Items from a dataset
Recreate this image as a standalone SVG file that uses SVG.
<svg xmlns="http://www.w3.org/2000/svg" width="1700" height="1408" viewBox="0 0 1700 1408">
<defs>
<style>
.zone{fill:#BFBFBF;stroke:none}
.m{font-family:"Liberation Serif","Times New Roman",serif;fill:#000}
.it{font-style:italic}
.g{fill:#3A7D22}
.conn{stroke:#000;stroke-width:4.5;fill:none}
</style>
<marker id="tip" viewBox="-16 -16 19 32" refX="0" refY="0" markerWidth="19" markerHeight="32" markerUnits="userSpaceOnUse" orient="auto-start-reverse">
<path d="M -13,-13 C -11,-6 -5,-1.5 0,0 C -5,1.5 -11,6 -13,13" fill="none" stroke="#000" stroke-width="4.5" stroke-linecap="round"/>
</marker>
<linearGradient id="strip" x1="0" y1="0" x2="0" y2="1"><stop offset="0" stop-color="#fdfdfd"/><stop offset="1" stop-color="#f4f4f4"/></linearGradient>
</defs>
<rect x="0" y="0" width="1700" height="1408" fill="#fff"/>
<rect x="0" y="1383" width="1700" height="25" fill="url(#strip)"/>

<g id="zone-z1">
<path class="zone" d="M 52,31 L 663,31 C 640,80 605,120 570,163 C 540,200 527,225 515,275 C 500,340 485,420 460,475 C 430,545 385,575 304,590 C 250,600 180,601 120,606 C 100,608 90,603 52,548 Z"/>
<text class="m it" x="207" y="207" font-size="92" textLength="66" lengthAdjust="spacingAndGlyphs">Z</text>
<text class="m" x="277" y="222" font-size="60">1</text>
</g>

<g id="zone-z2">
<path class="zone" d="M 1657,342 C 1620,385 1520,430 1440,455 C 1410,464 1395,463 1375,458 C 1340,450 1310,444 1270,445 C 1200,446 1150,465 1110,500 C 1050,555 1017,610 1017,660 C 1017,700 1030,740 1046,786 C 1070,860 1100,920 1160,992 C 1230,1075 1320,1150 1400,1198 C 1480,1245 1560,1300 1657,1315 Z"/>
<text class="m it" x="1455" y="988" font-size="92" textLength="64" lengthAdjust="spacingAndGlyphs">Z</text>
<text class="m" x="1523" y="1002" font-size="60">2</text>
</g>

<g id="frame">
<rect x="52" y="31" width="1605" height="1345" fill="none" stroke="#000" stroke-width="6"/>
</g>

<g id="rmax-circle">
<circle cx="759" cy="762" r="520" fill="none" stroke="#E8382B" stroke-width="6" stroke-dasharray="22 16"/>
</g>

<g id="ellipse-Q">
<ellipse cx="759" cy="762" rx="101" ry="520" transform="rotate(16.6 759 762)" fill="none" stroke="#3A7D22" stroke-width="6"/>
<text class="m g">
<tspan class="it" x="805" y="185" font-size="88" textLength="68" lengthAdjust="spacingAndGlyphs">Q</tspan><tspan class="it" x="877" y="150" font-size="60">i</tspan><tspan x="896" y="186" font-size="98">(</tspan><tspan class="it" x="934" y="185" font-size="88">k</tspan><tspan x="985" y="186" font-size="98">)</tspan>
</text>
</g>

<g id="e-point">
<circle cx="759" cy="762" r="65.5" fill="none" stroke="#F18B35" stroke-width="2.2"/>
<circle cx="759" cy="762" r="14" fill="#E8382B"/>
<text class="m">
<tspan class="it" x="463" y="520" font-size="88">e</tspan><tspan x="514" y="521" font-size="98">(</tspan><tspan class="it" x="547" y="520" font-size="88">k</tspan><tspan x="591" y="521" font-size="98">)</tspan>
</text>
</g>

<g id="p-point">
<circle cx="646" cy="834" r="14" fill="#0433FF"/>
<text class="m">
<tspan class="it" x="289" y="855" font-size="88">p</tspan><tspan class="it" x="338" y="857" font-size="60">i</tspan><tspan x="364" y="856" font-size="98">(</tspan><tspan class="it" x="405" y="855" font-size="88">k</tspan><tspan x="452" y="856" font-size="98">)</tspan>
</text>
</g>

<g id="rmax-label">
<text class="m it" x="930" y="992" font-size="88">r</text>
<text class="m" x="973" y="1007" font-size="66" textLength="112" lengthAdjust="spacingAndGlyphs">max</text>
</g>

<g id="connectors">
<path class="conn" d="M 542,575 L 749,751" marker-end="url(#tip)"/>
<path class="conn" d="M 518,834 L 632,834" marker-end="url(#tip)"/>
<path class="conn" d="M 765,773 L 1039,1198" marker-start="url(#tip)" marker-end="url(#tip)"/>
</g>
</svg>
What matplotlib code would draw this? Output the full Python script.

Brief
Lines that include the word "this" — how many are there in the data? Answer with the number alone.

Full solution
2